Juice of 1 ½ oranges
1 cup Israeli couscous
Freshly ground black pepper
8 cups roughly chopped arugula or spinach
1 teaspoon lime zest
1 tablespoon orange zest
1 teaspoon lemon zest
¼ cup finely chopped white onion
¼ cup finely chopped red pepper
4 (3-oz) boneless, skinless salmon fillets
Juice of ½ lime
2 tablespoons chopped cilantro
Salt to taste (optional)
DirectionsPreheat the oven to 450 degrees.
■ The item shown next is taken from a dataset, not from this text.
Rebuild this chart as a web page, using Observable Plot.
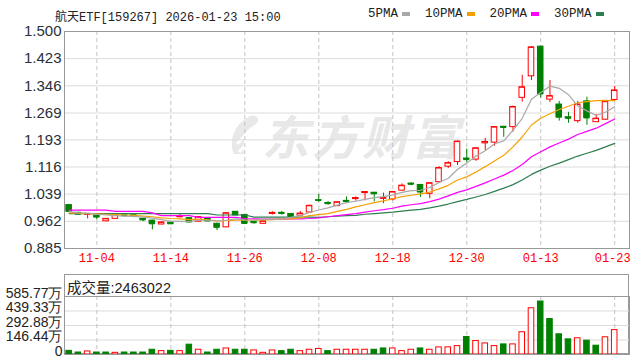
<!DOCTYPE html>
<html>
<head>
<meta charset="utf-8">
<script src="https://cdn.jsdelivr.net/npm/d3@7"></script>
<script src="https://cdn.jsdelivr.net/npm/@observablehq/plot@0.6"></script>
<style>
  html, body { margin: 0; padding: 0; background: #fff; }
  #wrap { position: relative; width: 631px; height: 361px; overflow: hidden; background: #fff; }
  .abs { position: absolute; }
  #wm { left: 262px; top: 100px; font: italic bold 47px "Noto Sans CJK SC"; color: #e8e8e8; letter-spacing: 3px; white-space: nowrap; }
  #logo { left: 228px; top: 114px; }
  #header { left: 55px; top: 7px; font: 12px "Liberation Mono", "Noto Sans CJK SC"; color: #222; white-space: nowrap; }
  #legend { left: 368px; top: 7px; font: 12.5px "Liberation Mono", "Noto Sans CJK SC"; color: #222; white-space: nowrap; display: flex; align-items: center; }
  #legend .item { display: flex; align-items: center; margin-right: 15px; }
  #legend .sw { display: inline-block; width: 8px; height: 4px; margin-left: 4px; }
  #volbox { left: 64px; top: 274px; width: 565px; height: 80px; box-sizing: border-box; border: 1px solid #999; }
  #voltitle { left: 67px; top: 276px; font: 14.5px "Liberation Sans", "Noto Sans CJK SC"; color: #222; white-space: nowrap; }
</style>
</head>
<body>
<div id="wrap">
  <svg id="logo" class="abs" width="32" height="42" viewBox="0 0 32 42">
    <path d="M6 40 C 0 28, 6 10, 22 2 C 30 0, 32 6, 28 10 C 18 16, 14 26, 16 40 Z" fill="#e8e8e8"/>
    <path d="M9 30 L 24 14" stroke="#fff" stroke-width="3"/>
    <path d="M11 38 L 26 22" stroke="#fff" stroke-width="3"/>
  </svg>
  <div id="wm" class="abs">东方财富</div>
  <div id="main" class="abs" style="left:0;top:0"></div>
  <div id="header" class="abs"></div>
  <div id="legend" class="abs"></div>
  <div id="volbox" class="abs"></div>
  <div id="voltitle" class="abs"></div>
  <div id="vol" class="abs" style="left:0;top:270px"></div>
</div>
<script>
// ---- data ----
const title = "航天ETF[159267] 2026-01-23 15:00";
const volTitle = "成交量:2463022";
const dates = ["10-30","10-31","11-03","11-04","11-05","11-06","11-07","11-10","11-11","11-12",
  "11-13","11-14","11-17","11-18","11-19","11-20","11-21","11-24","11-25","11-26",
  "11-27","11-28","12-01","12-02","12-03","12-04","12-05","12-08","12-09","12-10",
  "12-11","12-12","12-15","12-16","12-17","12-18","12-19","12-22","12-23","12-24",
  "12-25","12-26","12-29","12-30","12-31","01-05","01-06","01-07","01-08","01-09",
  "01-12","01-13","01-14","01-15","01-16","01-19","01-20","01-21","01-22","01-23"];
const tickLabels = ["11-04","11-14","11-26","12-08","12-18","12-30","01-13","01-23"];
const open = [1.008,0.986,0.981,0.978,0.962,0.969,0.979,0.979,0.969,0.964,
  0.953,0.958,0.974,0.971,0.961,0.971,0.955,0.945,0.989,0.980,
  0.960,0.955,0.983,0.986,0.983,0.978,0.987,1.022,1.014,1.005,
  1.020,1.025,1.042,1.043,1.026,1.024,1.049,1.069,1.065,1.040,
  1.073,1.117,1.130,1.140,1.137,1.183,1.185,1.230,1.229,1.312,
  1.373,1.457,1.307,1.293,1.257,1.246,1.302,1.243,1.250,1.306];
const high = [1.010,0.988,0.983,0.979,0.970,0.981,0.980,0.981,0.970,0.965,
  0.960,0.959,0.983,0.972,0.975,0.972,0.957,0.986,0.990,0.981,
  0.961,0.963,0.989,0.990,0.984,0.990,1.008,1.038,1.018,1.017,
  1.031,1.031,1.045,1.044,1.042,1.047,1.068,1.071,1.067,1.071,
  1.117,1.131,1.190,1.167,1.170,1.197,1.230,1.231,1.289,1.376,
  1.457,1.459,1.361,1.302,1.271,1.302,1.314,1.265,1.303,1.344];
const low = [0.988,0.981,0.969,0.966,0.961,0.968,0.975,0.972,0.961,0.938,
  0.952,0.954,0.972,0.959,0.960,0.962,0.936,0.944,0.979,0.955,
  0.954,0.954,0.980,0.980,0.974,0.977,0.986,1.016,1.008,1.004,
  1.013,1.019,1.020,1.017,1.012,1.020,1.048,1.063,1.030,1.026,
  1.072,1.112,1.120,1.128,1.132,1.163,1.175,1.200,1.215,1.300,
  1.361,1.311,1.299,1.246,1.240,1.240,1.234,1.242,1.249,1.302];
const close = [0.990,0.982,0.983,0.974,0.969,0.980,0.978,0.977,0.966,0.955,
  0.959,0.955,0.975,0.960,0.974,0.963,0.945,0.985,0.980,0.956,
  0.958,0.962,0.986,0.984,0.975,0.984,1.006,1.021,1.012,1.016,
  1.018,1.028,1.045,1.040,1.028,1.045,1.063,1.067,1.045,1.070,
  1.113,1.127,1.188,1.137,1.169,1.187,1.229,1.228,1.286,1.342,
  1.455,1.323,1.317,1.257,1.254,1.293,1.255,1.253,1.301,1.333];
// volume in 万
const volume = [37,20,31,20,20,17,20,20,20,48,
  34,37,34,99,48,20,48,61,48,48,
  41,17,41,34,48,34,48,56,34,48,
  48,48,48,48,61,61,34,48,61,48,
  72,72,85,177,136,112,85,102,102,225,
  467,535,358,204,153,164,140,89,174,246.3022];
const ma5 = [0.990,0.986,0.985,0.982,0.980,0.978,0.977,0.976,0.974,0.971,
  0.967,0.962,0.962,0.961,0.965,0.965,0.963,0.965,0.969,0.966,
  0.965,0.968,0.968,0.969,0.973,0.978,0.987,0.994,1.000,1.008,
  1.015,1.019,1.024,1.029,1.032,1.037,1.044,1.049,1.050,1.058,
  1.072,1.084,1.109,1.127,1.147,1.162,1.182,1.190,1.220,1.254,
  1.308,1.327,1.345,1.339,1.321,1.289,1.275,1.262,1.271,1.287];
const ma10 = [0.986,0.985,0.984,0.983,0.982,0.981,0.980,0.979,0.977,0.975,
  0.972,0.970,0.969,0.967,0.968,0.966,0.963,0.964,0.965,0.965,
  0.965,0.966,0.967,0.969,0.969,0.972,0.978,0.981,0.984,0.990,
  0.996,1.003,1.009,1.015,1.020,1.026,1.032,1.036,1.040,1.045,
  1.054,1.064,1.079,1.088,1.102,1.117,1.133,1.149,1.173,1.201,
  1.235,1.254,1.267,1.279,1.288,1.298,1.301,1.304,1.305,1.304];
const ma20 = [0.994,0.994,0.994,0.994,0.994,0.990,0.990,0.990,0.990,0.986,
  0.978,0.978,0.978,0.978,0.973,0.973,0.973,0.973,0.973,0.970,
  0.969,0.968,0.968,0.968,0.969,0.969,0.970,0.972,0.975,0.978,
  0.981,0.984,0.988,0.992,0.995,0.999,1.005,1.009,1.012,1.018,
  1.025,1.034,1.044,1.051,1.061,1.071,1.082,1.093,1.106,1.123,
  1.145,1.159,1.173,1.184,1.195,1.208,1.217,1.226,1.239,1.252];
const ma30 = [0.984,0.984,0.984,0.984,0.984,0.984,0.984,0.984,0.984,0.984,
  0.984,0.984,0.984,0.984,0.984,0.984,0.980,0.980,0.980,0.980,
  0.974,0.974,0.974,0.974,0.974,0.974,0.974,0.973,0.975,0.977,
  0.978,0.979,0.982,0.984,0.986,0.988,0.991,0.994,0.996,1.000,
  1.005,1.011,1.018,1.024,1.031,1.038,1.047,1.056,1.066,1.079,
  1.095,1.107,1.118,1.127,1.137,1.147,1.155,1.163,1.173,1.183];
const priceTicks = [0.885,0.962,1.039,1.116,1.193,1.269,1.346,1.423,1.500];
const volTicks = [0,146.44,292.88,439.33,585.77];
const maNames = ["5PMA","10PMA","20PMA","30PMA"];

// ---- styles ----
const RED = "#ff0000", GREEN = "#008000";
const maColors = ["#a8a8a8","#f5a000","#ff00ff","#2e7d4f"];

const rows = dates.map((d, i) => ({
  i, date: d, open: open[i], high: high[i], low: low[i], close: close[i],
  vol: volume[i], ma5: ma5[i], ma10: ma10[i], ma20: ma20[i], ma30: ma30[i],
  up: close[i] >= open[i],
  vup: i > 0 ? close[i] >= close[i - 1] : close[i] >= open[i]
}));
const tickIdx = tickLabels.map(t => dates.indexOf(t));
const lastTick = tickIdx[tickIdx.length - 1];
const W = 0.3;
const xDomain = [-0.5, 60.6];

document.getElementById("header").textContent = title;
document.getElementById("voltitle").textContent = volTitle;
const leg = document.getElementById("legend");
maNames.forEach((n, k) => {
  const it = document.createElement("span");
  it.className = "item";
  it.innerHTML = `<span>${n}</span><span class="sw" style="background:${maColors[k]}"></span>`;
  leg.appendChild(it);
});

const main = Plot.plot({
  width: 631, height: 268,
  marginLeft: 64, marginRight: 2, marginTop: 31, marginBottom: 20,
  style: { background: "transparent", fontFamily: "Liberation Sans", overflow: "visible" },
  x: { type: "linear", domain: xDomain, axis: null },
  y: { domain: [0.885, 1.5], axis: null },
  color: { type: "identity" },
  marks: [
    Plot.ruleY(priceTicks, { stroke: "#dcdcdc" }),
    Plot.ruleX(tickIdx, { stroke: "#c4c4c4", strokeDasharray: "4,3" }),
    Plot.ruleX(rows, { x: "i", y1: "low", y2: "high", stroke: d => d.up ? RED : GREEN }),
    Plot.rect(rows, { x1: d => d.i - W, x2: d => d.i + W, y1: "open", y2: "close",
      fill: d => d.up ? "#fff" : GREEN, stroke: d => d.up ? RED : GREEN }),
    Plot.ruleY(rows, { y: "close", x1: d => d.i - W, x2: d => d.i + W, stroke: d => d.up ? RED : GREEN }),
    Plot.line(rows, { x: "i", y: "ma30", stroke: maColors[3], strokeWidth: 1.2 }),
    Plot.line(rows, { x: "i", y: "ma20", stroke: maColors[2], strokeWidth: 1.2 }),
    Plot.line(rows, { x: "i", y: "ma10", stroke: maColors[1], strokeWidth: 1.2 }),
    Plot.line(rows, { x: "i", y: "ma5", stroke: maColors[0], strokeWidth: 1.2 }),
    Plot.frame({ stroke: "#999" }),
    Plot.text(priceTicks, { y: d => d, frameAnchor: "left", dx: -3, textAnchor: "end",
      text: d => d.toFixed(3), fill: "#2a2f3a", fontSize: 15 }),
    Plot.text(tickIdx.filter(t => t !== lastTick), { x: d => d, frameAnchor: "bottom", dy: 13, text: d => dates[d],
      fill: RED, fontSize: 12, fontFamily: "Liberation Mono" }),
    Plot.text([lastTick], { x: d => d, frameAnchor: "bottom", dy: 13, dx: -2, text: d => dates[d],
      fill: RED, fontSize: 12, fontFamily: "Liberation Mono" })
  ]
});
document.getElementById("main").appendChild(main);

const vol = Plot.plot({
  width: 631, height: 91,
  marginLeft: 64, marginRight: 2, marginTop: 26, marginBottom: 7,
  style: { background: "transparent", fontFamily: "Liberation Sans", overflow: "visible" },
  x: { type: "linear", domain: xDomain, axis: null },
  y: { domain: [0, 585.77], axis: null },
  color: { type: "identity" },
  marks: [
    Plot.ruleY(volTicks, { stroke: "#dcdcdc" }),
    Plot.ruleX(tickIdx, { stroke: "#c4c4c4", strokeDasharray: "4,3" }),
    Plot.rect(rows, { x1: d => d.i - W, x2: d => d.i + W, y1: 0, y2: "vol",
      fill: d => d.vup ? "#fff" : GREEN, stroke: d => d.vup ? RED : GREEN }),
    Plot.frame({ stroke: "#999" }),
    Plot.text(volTicks, { y: d => d, frameAnchor: "left", dx: -2, dy: -3, textAnchor: "end",
      text: d => d === 0 ? "0" : d.toFixed(2) + "万", fill: "#222", fontSize: 14 })
  ]
});
document.getElementById("vol").appendChild(vol);
</script>
</body>
</html>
Place juice of 1 orange in a 2-cup measure. Add enough water to make 2 cups. Heat orange juice-water mixture in a saucepot over medium-high heat until boiling. Add Israeli couscous and a pinch of black pepper and cook, covered for about 8 to 10 minutes, until couscous is tender. Quickly stir in arugula and cover. Set aside for 10 minutes.
In another small bowl, stir together lime zest, orange zest, lemon zest, white onion, red pepper, and remaining juice of ½ orange juice. Place salmon fillets in a 1 ½ quart baking dish. Pour zest mixture over top of salmon. Bake in the oven for 10 minutes until fish is done and flakes easily from a fork. Set aside.
Mix couscous and arugula mixture with lime juice, cilantro, and salt (if using). Serve couscous and arugula mixture with salmon.
Yield: 4 servings (Serving size: 1 salmon fillet with 1 cup couscous and arugula)
Nutrition Breakdown: Calories 328, Fat 8g (1g saturated fat), Cholesterol 52mg, Fiber 5g, Sodium 203mg.
Couscous: a small wheat pasta that is available in two sizes. Moroccan couscous (traditional couscous), has tiny grains and cooks in 5 minutes; Israeli couscous has larger round balls, is toasted, and cooks in about 8 to 10 minutes.